Texas State transfer Caleb Asberry was seemingly the only Cowboy with a chance to hit from 3 Saturday, going 4-for-11 from deep while the rest of the Cowboys went just 3-for-22. Asberry finished with 14 points — his second straight game in double figures. He also played some solid defense, finishing with, seven rebounds, two blocks and a steal.

5. Bedlam Feels like a Must-Win

Oklahoma State will enter Bedlam on Wednesday in the bottom three of the Big 12 standings. The Sooners are no world beater — having an ugly finish in a win against West Virginia on Saturday — so in the middle of this chaos that is the Big 12, beating another potential bubble team feels like a big deal. As it just so happens that other team is your biggest rival.

The Cowboys host the Sooners at 8 p.m. Wednesday in Gallagher-Iba Arena. With their win Saturday, the Sooners are 2-3 in Big 12 play. The only teams below OSU in the Big 12 standings are 0-5 West Virginia and 0-4 Texas Tech (the Red Raiders are playing Texas as of writing).

There has been talk of the possibility of all 10 Big 12 teams making the NCAA Tournament. That seems unlikely at the current time. This current iteration of the Big 12 hasn’t gotten more than seven teams in the dance, so hanging out in the eight, nine and 10 spots isn’t where you want to be.

“The process can’t change,” Boynton said. “Whatever went into today happening, we’ve got to own it. I’ve got to take personal accountability as the head coach, myself. Each player also has to look in the mirror and figure out what more or what better they can do for the group. At the end of the day, that’s what it’s gonna take. It’s gonna take everybody digging down a little deeper, finding a little bit more and bringing it in a confident way, in a way that can translate into success.

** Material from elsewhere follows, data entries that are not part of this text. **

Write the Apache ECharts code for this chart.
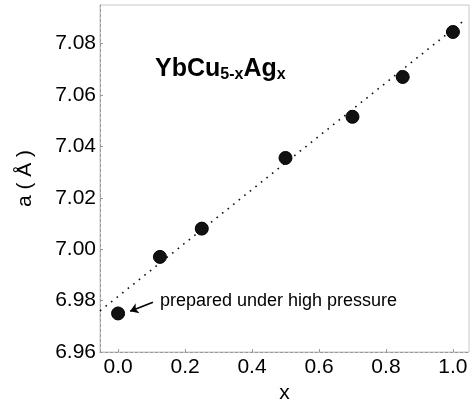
<!DOCTYPE html>
<html>
<head>
<meta charset="utf-8">
<script src="https://cdn.jsdelivr.net/npm/echarts@6/dist/echarts.min.js"></script>
<style>
  html, body { margin: 0; padding: 0; background: #fff; }
  #chart { width: 473px; height: 405px; }
</style>
</head>
<body>
<div id="chart"></div>
<script>
// measured lattice parameter vs Ag content
const xValues = [0.0, 0.125, 0.25, 0.5, 0.7, 0.85, 1.0]
const aValues = [6.975, 6.997, 7.008, 7.0355, 7.0515, 7.067, 7.0845]

// dotted guide line at both ends
const fitX = [-0.054, 1.036]
const fitY = [6.976, 7.0893]

const xTicks = [0.0, 0.2, 0.4, 0.6, 0.8, 1.0]
const yTicks = [6.96, 6.98, 7.00, 7.02, 7.04, 7.06, 7.08]

const noteText = 'prepared under high pressure'
const notePos = [0.125, 6.9797]
const arrowFrom = [0.104, 6.9794]
const arrowTo = [0.036, 6.9759]

const chart = echarts.init(document.getElementById('chart'))
const font = 'Liberation Sans, Arial, Helvetica, sans-serif'
const axisGray = '#9a9a9a'

const option = {
  animation: false,
  title: {
    left: 150,
    top: 50,
    text: '{b|YbCu}{s|5-x}{b|Ag}{s|x}',
    textStyle: {
      rich: {
        b: { fontFamily: font, fontWeight: 'bold', fontSize: 25, color: '#000' },
        s: { fontFamily: font, fontWeight: 'bold', fontSize: 16, color: '#000', verticalAlign: 'bottom', padding: [12, 0, 0, 0] }
      }
    }
  },
  grid: {
    left: 100, right: 4, top: 5, bottom: 53,
    outerBoundsMode: 'none',
    show: true, borderColor: '#c8c8c8', borderWidth: 1
  },
  xAxis: {
    type: 'value',
    min: -0.054,
    max: 1.048,
    name: 'x',
    nameLocation: 'middle',
    nameGap: 31,
    nameTextStyle: { fontFamily: font, fontSize: 21, color: '#000' },
    splitLine: { show: false },
    axisLine: { onZero: false, lineStyle: { color: axisGray, width: 1, type: [3, 2] } },
    axisTick: { inside: true, length: 3, customValues: xTicks, lineStyle: { color: axisGray } },
    axisLabel: {
      customValues: xTicks,
      margin: 5,
      fontFamily: font,
      fontSize: 21,
      color: '#000',
      formatter: v => v.toFixed(1)
    }
  },
  yAxis: {
    type: 'value',
    min: 6.96,
    max: 7.095,
    name: 'a ( Å )',
    nameLocation: 'middle',
    nameGap: 64,
    nameTextStyle: { fontFamily: font, fontSize: 21, color: '#000' },
    splitLine: { show: false },
    axisLine: { onZero: false, lineStyle: { color: axisGray, width: 1, type: [3, 2] } },
    axisTick: { inside: true, length: 3, customValues: yTicks, lineStyle: { color: axisGray } },
    axisLabel: {
      customValues: yTicks,
      margin: 4,
      fontFamily: font,
      fontSize: 21,
      color: '#000',
      formatter: v => v.toFixed(2)
    }
  },
  series: [
    {
      name: 'fit',
      type: 'line',
      data: fitX.map((x, i) => [x, fitY[i]]),
      symbol: 'none',
      lineStyle: { color: '#111', width: 1.6, type: [1.6, 5.5] },
      z: 1
    },
    {
      name: 'a',
      type: 'scatter',
      data: xValues.map((x, i) => [x, aValues[i]]),
      symbolSize: 13,
      itemStyle: { color: '#111', borderColor: '#000', borderWidth: 1, opacity: 1 },
      z: 3
    },
    {
      name: 'note',
      type: 'scatter',
      data: [notePos],
      symbolSize: 0,
      silent: true,
      itemStyle: { opacity: 1 },
      label: {
        show: true,
        position: 'right',
        distance: 0,
        formatter: noteText,
        fontFamily: font,
        fontSize: 18,
        color: '#000'
      },
      markLine: {
        silent: true,
        symbol: ['none', 'arrow'],
        symbolSize: 8,
        label: { show: false },
        lineStyle: { color: '#000', width: 1.6, type: 'solid', opacity: 1 },
        data: [[{ coord: arrowFrom }, { coord: arrowTo }]]
      }
    }
  ]
}

chart.setOption(option)
</script>
</body>
</html>
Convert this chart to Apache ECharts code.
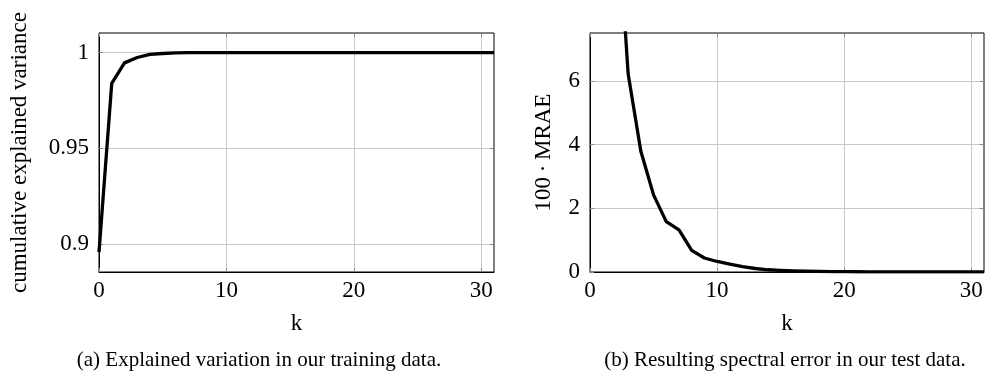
<!DOCTYPE html>
<html>
<head>
<meta charset="utf-8">
<script src="https://cdn.jsdelivr.net/npm/echarts@6/dist/echarts.min.js"></script>
<style>html,body{margin:0;padding:0;background:#fff;}#c{width:986px;height:377px;}</style>
</head>
<body>
<div id="c"></div>
<script>
// ---- data ----
const kA = [0,1,2,3,4,5,6,7,8,9,10,11,12,13,14,15,16,17,18,19,20,21,22,23,24,25,26,27,28,29,30,31];
const varA = [0.8958,0.9839,0.9946,0.9974,0.9990,0.9995,0.9998,0.9999,1,1,1,1,1,1,1,1,1,1,1,1,1,1,1,1,1,1,1,1,1,1,1,1];
const kB = [2,3,4,5,6,7,8,9,10,11,12,13,14,15,16,17,18,19,20,21,22,23,24,25,26,27,28,29,30,31];
const errB = [12.3,6.22,3.79,2.42,1.58,1.32,0.68,0.44,0.33,0.25,0.17,0.11,0.07,0.05,0.035,0.025,0.018,0.013,0.01,0.008,0.006,0.005,0.004,0.003,0.003,0.002,0.002,0.002,0.001,0.001];
const xTicks = [0,10,20,30];
const yTicksA = [0.9,0.95,1];
const yTicksB = [0,2,4,6];
const yLabelsA = {0.9:'0.9',0.95:'0.95',1:'1'};
const captionA = '(a) Explained variation in our training data.';
const captionB = '(b) Resulting spectral error in our test data.';
const yNameA = 'cumulative explained variance';
const yNameB = '100\u2009·\u2009MRAE';
const xName = 'k';

const FONT = 'Liberation Serif';
const FS = 23;
const gridCol = '#c8c8c8';
const tickCol = '#888';

function xAx(grid, main) {
  return {
    type: 'value', gridIndex: grid, min: 0, max: 31,
    position: main ? 'bottom' : 'top',
    name: main ? xName : '', nameLocation: 'middle', nameGap: 40,
    nameTextStyle: {fontFamily: FONT, fontSize: FS, color: '#000'},
    axisLine: {show: main, onZero: false, lineStyle: {color: '#000', width: 1}},
    axisTick: {show: true, inside: true, length: 4, lineStyle: {color: tickCol}, customValues: xTicks},
    axisLabel: {show: main, fontFamily: FONT, fontSize: FS, color: '#000', margin: 7, customValues: xTicks},
    splitLine: {show: main, lineStyle: {color: gridCol, width: 1}}
  };
}
function yAx(grid, main, min, max, ticks, name, gap, fmt) {
  return {
    type: 'value', gridIndex: grid, min: min, max: max,
    position: main ? 'left' : 'right',
    name: main ? name : '', nameLocation: 'middle', nameGap: gap, nameRotate: 90,
    nameTextStyle: {fontFamily: FONT, fontSize: FS, color: '#000'},
    axisLine: {show: main, onZero: false, lineStyle: {color: '#000', width: 1}},
    axisTick: {show: true, inside: true, length: 4, lineStyle: {color: tickCol}, customValues: ticks},
    axisLabel: {show: main, fontFamily: FONT, fontSize: FS, color: '#000', margin: 10, customValues: ticks, formatter: fmt},
    splitLine: {show: main, lineStyle: {color: gridCol, width: 1}}
  };
}

const chart = echarts.init(document.getElementById('c'), null, {renderer: 'canvas'});
chart.setOption({
  animation: false,
  backgroundColor: '#fff',
  grid: [
    {left: 99, top: 33, width: 395, height: 239, show: true, borderColor: '#000', borderWidth: 1, backgroundColor: 'transparent'},
    {left: 590, top: 33, width: 394, height: 239, show: true, borderColor: '#000', borderWidth: 1, backgroundColor: 'transparent'}
  ],
  xAxis: [xAx(0, true), xAx(1, true), xAx(0, false), xAx(1, false)],
  yAxis: [
    yAx(0, true, 0.8854, 1.0102, yTicksA, yNameA, 68, v => yLabelsA[Math.round(v*100)/100] || String(v)),
    yAx(1, true, 0, 7.5, yTicksB, yNameB, 35, v => String(v)),
    yAx(0, false, 0.8854, 1.0102, yTicksA, '', 0),
    yAx(1, false, 0, 7.5, yTicksB, '', 0)
  ],
  series: [
    {type: 'line', xAxisIndex: 0, yAxisIndex: 0, data: kA.map((k,i)=>[k,varA[i]]), showSymbol: false, clip: true,
     lineStyle: {color: '#000', width: 3.3, join: 'round'}},
    {type: 'line', xAxisIndex: 1, yAxisIndex: 1, data: kB.map((k,i)=>[k,errB[i]]), showSymbol: false, clip: true,
     lineStyle: {color: '#000', width: 3.3, join: 'round'}}
  ],
  graphic: [
    {type: 'text', x: 259, y: 360, style: {text: captionA, font: '21px "' + FONT + '"', fill: '#000', align: 'center', verticalAlign: 'middle'}},
    {type: 'text', x: 785, y: 360, style: {text: captionB, font: '21px "' + FONT + '"', fill: '#000', align: 'center', verticalAlign: 'middle'}}
  ]
});
</script>
</body>
</html>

“It’s probably a double-edged sword in that there are probably still a lot of good opportunities out there for us, but no one is gonna fix it for us. No one is gonna feel like, ‘Oh those guys are struggling. They lost of tough one early. They’re without their starting five man.’ No one cares. So we gotta get back to the drawing board and figure out how to fix this stuff.”